Jadi benih-benih sekularisme yang banyak diakui oleh para tokoh, lahir dari faktor agama, khususnya agama Kristen yang banyak dianut oleh masyarakat Barat.
Menurut Yusuf Qardhawi, kemunculan sekularisme di Barat terjadi karena beberapa faktor, diantaranya ialah; faktor agama, yaitu berkenaan dengan ajaran bibel itu sendiri. Faktor pemikiran, yaitu pertentangan doktrin gereja dan ilmu pengetahuan yang berkembang pada waktu itu. Faktor psikologi, yaitu yang berhubungan dengan trauma sejarah, ketika gereja berkuasa, Barat berada dalam kemunduran, perpecahan dan kemandekan ilmu pengetahuan. Faktor sejarah, yaitu yang berhubungan dengan sejarah gereja khususnya ketika Gereja berkuasa pada abad pertengahan. Serta faktor realitas kehidupan empiris.[7]
Secara garis besar beliau simpulkan pertama, Barat Kristen menerima pemisahan antara kehidupan Tuhan dan kehidupan Kaisar.[8] Dalam injil matius XXII:21 tercatat perkataan Yesus “Berikanlah kepada Kaisar apa yang wajib kamu berikan kepada Kaisar dan kepada Allah, apa yang wajib kamu berikan kepada Allah”. Implikasinya, agama tidak perlu ikut campur dalam urusan politik, yang memunculkan dikotomi regnum dan sacerdotium, pemisahan antara kekuasaan Raja dan otoritas Gereja, antara negara dan agama, yang dibagi oleh St.

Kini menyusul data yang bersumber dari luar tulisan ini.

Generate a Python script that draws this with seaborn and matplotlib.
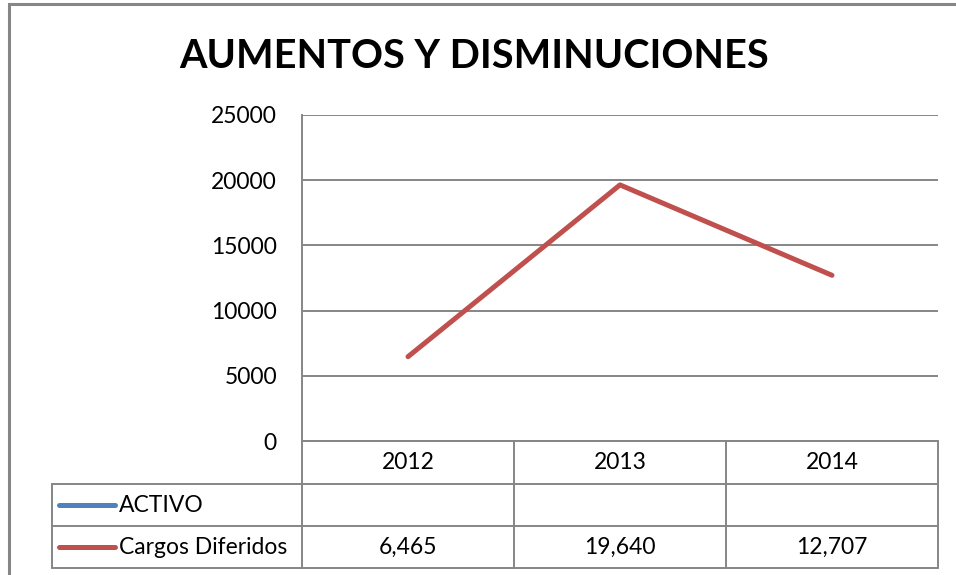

Augustin menjadi Kota Bumi (civitas terrena) dan Kota Tuhan (civitas dei).[9] Dan bagi orang Barat sendiri, kebenaran itu, atau Tuhan sendiri, telah menjelma dalam diri manusia, dalam waktu dan sejarah.[10] Kedua, Barat Kristen tidak memiliki hukum (syari`at) bagi kehidupan dunia. Kristen Barat tidak memiliki hukum yang dapat dijadikan referensi dan sebagai pegangan dalam memutuskan suatu masalah. Kristen hanya mengajarkan hal-hal spiritual dan akhlak yang termuat dalam Bibel dan perkataan Yesus.[11] Karena tidak memiliki hukum yang diwahyukan, maka agama Kristen harus mengambil dan menyerap hukum-hukum Romawi, dan karena tidak memiliki pandangan alam (worldview) yang mantap yang ditayangkan oleh wahyu-Nya, maka ia harus meminjam pemikiran Yunani-Romawi dan darinya mereka membangun teologi dan metafisika yang terperinci.[12] Ketiga, tidak ada di dalam Islam Institusi Agama. Karena Islam mengajarkan kaum Muslimin untuk tunduk kepada Allah dan kepada pemimpin (ulil amri), Islam tidak mengajarkan kaum Muslimin untuk tunduk kepada Allah tanpa tunduk kepada pemimpin, dan tunduk kepada pemimpin tanpa tunduk kepada Allah.[13] Keempat, Sejarah gereja bukan sejarah Islam. Bahwasannya Islam memiliki ukiran sejarah yang berbeda drastis dengan dunia Barat, yang hal tersebut tidak dapat disamakan atau dikaitkan dalam berbagai pemikiran atau kehidupan di dunia Islam.[14]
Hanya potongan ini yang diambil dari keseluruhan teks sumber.